▶ [Exercise]: Can you find the lines of the listing that include "this" and copy every one?

▶ [Working data]:
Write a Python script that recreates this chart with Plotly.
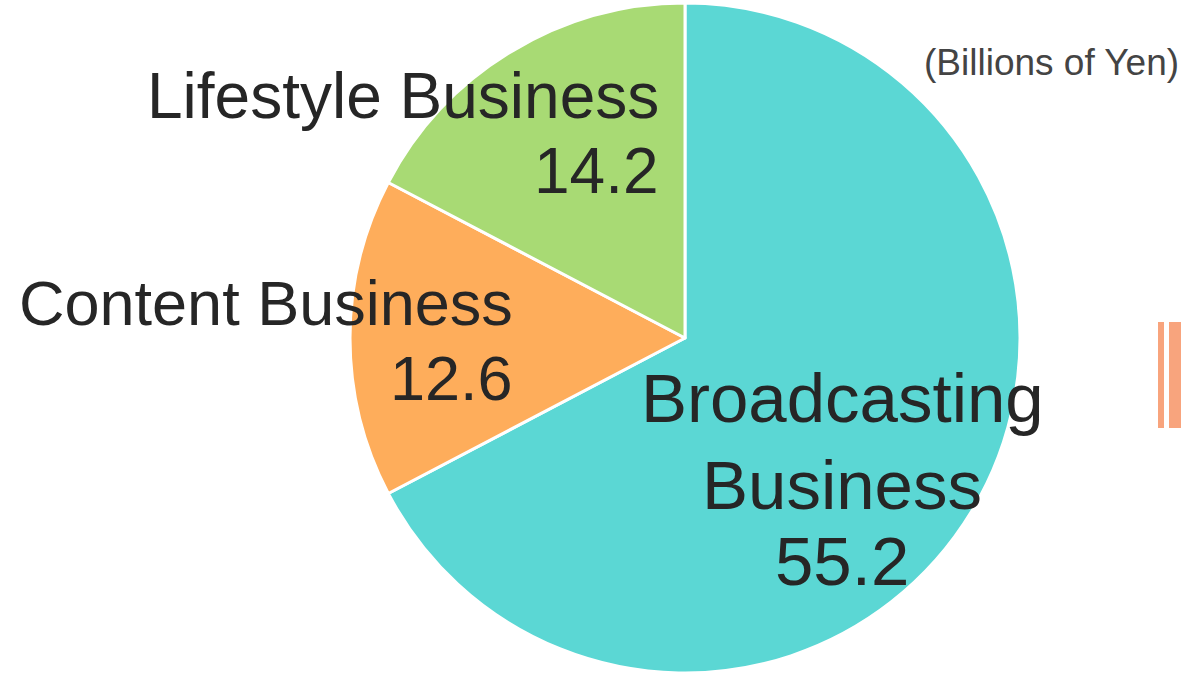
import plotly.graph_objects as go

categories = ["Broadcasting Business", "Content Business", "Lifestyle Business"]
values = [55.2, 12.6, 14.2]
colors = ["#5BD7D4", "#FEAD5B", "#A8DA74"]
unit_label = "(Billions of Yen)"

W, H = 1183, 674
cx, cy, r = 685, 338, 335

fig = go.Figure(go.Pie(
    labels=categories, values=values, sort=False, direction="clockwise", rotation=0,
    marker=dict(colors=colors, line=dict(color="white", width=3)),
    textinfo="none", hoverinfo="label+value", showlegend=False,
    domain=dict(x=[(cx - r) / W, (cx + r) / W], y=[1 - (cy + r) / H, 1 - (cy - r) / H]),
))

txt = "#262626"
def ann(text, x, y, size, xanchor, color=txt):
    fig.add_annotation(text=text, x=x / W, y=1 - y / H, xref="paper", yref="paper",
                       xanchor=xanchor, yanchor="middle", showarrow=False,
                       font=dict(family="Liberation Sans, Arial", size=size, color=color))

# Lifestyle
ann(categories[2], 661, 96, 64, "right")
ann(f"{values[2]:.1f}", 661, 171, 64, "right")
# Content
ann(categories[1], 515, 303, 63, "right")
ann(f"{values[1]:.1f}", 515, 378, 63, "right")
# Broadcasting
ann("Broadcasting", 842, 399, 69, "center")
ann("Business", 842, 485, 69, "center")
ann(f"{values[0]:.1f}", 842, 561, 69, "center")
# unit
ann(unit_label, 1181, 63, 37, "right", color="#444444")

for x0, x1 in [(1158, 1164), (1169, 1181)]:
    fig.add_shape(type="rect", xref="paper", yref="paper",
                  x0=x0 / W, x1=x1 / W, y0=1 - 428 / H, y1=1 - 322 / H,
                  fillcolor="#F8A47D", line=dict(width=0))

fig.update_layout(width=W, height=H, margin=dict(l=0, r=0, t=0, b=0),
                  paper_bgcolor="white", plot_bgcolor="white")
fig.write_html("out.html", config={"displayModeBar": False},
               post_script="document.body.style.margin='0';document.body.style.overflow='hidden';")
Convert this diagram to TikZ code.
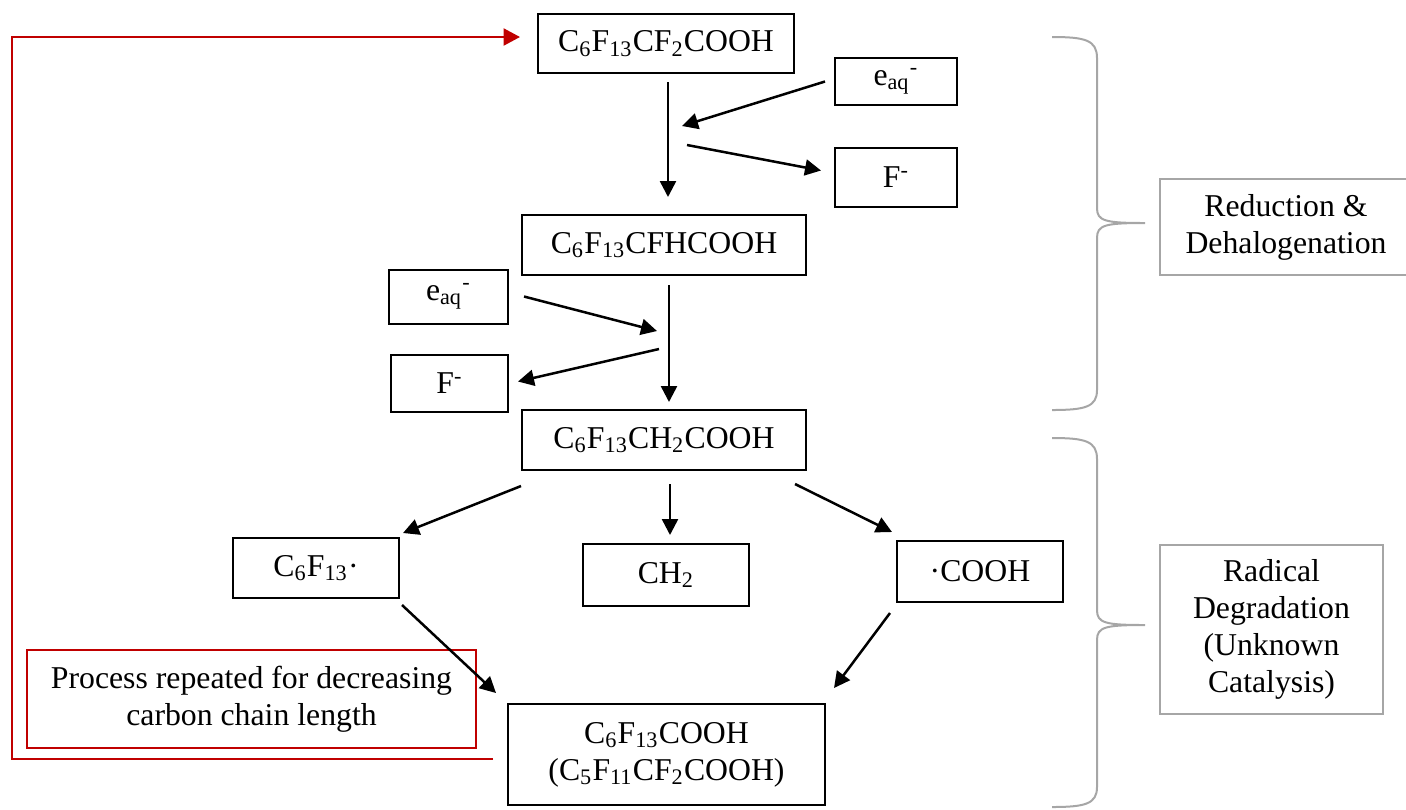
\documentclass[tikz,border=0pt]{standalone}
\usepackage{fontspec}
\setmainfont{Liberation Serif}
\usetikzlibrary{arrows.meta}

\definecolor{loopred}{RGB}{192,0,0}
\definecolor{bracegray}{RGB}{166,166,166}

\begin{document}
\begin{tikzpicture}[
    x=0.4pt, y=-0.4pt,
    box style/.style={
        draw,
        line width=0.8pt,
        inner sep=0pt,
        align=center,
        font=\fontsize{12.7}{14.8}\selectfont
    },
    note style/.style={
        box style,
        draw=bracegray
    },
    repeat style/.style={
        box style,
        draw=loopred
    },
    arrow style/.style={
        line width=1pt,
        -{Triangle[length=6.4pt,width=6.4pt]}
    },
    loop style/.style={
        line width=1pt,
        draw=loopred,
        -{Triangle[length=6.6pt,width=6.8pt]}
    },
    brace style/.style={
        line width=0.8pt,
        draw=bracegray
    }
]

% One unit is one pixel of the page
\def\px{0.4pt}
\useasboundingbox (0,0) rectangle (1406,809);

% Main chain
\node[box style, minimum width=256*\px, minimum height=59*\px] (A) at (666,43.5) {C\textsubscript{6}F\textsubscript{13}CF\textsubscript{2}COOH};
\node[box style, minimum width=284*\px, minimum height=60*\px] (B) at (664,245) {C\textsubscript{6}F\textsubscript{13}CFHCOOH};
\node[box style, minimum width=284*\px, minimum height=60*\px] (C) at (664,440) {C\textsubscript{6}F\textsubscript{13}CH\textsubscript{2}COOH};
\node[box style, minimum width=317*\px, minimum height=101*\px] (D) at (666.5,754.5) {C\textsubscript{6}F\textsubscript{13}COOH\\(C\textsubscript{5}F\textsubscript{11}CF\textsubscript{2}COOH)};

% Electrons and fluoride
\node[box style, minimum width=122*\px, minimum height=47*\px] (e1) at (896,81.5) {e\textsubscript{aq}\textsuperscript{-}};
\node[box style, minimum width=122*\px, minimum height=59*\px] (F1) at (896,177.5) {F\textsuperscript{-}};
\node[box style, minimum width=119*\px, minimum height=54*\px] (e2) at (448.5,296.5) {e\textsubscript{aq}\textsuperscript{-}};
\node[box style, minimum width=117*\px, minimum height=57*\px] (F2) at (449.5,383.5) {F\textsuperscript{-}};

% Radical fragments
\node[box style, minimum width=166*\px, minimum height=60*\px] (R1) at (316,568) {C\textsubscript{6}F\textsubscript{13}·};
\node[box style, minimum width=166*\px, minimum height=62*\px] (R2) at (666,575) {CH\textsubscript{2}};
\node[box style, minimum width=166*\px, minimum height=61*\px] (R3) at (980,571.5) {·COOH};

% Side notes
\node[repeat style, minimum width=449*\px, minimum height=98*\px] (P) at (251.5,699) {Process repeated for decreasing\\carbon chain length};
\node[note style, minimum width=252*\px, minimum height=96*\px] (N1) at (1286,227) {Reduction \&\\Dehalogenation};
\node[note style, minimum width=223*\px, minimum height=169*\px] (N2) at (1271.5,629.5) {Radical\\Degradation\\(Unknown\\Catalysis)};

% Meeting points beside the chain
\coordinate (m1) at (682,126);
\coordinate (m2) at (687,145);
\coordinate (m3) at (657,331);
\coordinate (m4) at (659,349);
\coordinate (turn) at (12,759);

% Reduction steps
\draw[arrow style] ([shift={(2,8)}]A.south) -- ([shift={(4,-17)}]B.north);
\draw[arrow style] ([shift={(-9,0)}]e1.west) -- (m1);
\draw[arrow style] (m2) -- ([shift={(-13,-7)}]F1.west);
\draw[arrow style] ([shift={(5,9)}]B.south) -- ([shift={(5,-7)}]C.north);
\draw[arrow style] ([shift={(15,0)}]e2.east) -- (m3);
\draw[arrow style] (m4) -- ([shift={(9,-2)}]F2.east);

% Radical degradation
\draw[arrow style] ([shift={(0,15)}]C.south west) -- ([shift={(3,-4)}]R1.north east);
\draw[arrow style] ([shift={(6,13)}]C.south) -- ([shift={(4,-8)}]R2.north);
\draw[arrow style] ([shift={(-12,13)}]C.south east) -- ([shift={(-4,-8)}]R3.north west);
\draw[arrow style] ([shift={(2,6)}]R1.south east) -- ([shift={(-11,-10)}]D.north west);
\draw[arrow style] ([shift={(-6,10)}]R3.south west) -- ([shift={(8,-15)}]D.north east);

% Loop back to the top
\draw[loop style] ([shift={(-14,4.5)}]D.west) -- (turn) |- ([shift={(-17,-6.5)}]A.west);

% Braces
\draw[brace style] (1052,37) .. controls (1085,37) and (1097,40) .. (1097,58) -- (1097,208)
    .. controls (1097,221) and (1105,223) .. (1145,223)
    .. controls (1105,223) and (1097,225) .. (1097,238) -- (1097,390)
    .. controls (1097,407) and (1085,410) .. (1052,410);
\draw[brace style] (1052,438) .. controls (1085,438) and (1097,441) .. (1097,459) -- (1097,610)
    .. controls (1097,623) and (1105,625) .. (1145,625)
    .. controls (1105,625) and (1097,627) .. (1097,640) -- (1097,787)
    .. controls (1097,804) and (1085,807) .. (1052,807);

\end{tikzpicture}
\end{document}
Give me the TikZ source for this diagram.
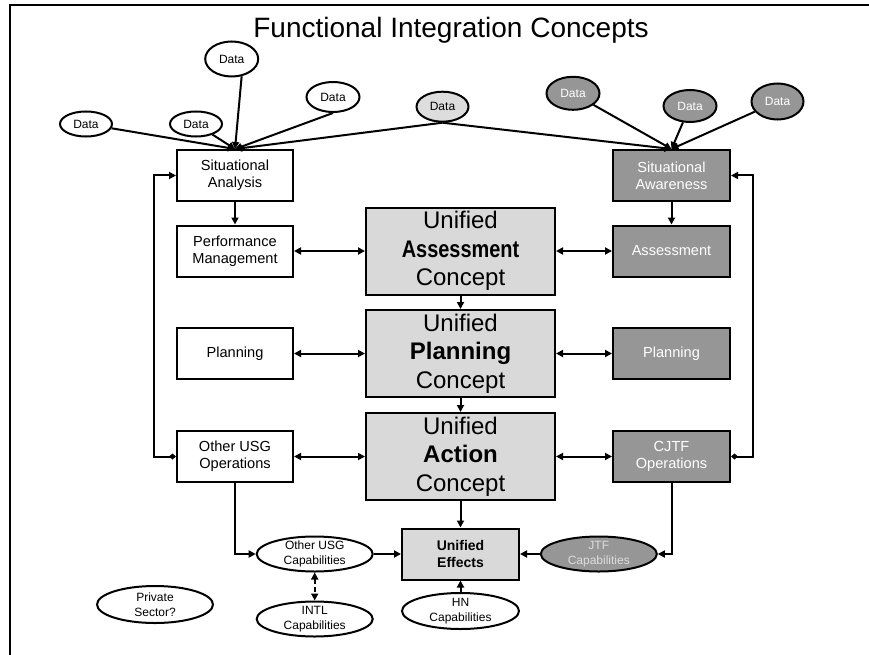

▶ [Expected answer]:
Write a Python script that recreates this chart with Plotly.
Convert this diagram to TikZ code.
Give me the TikZ source for this diagram.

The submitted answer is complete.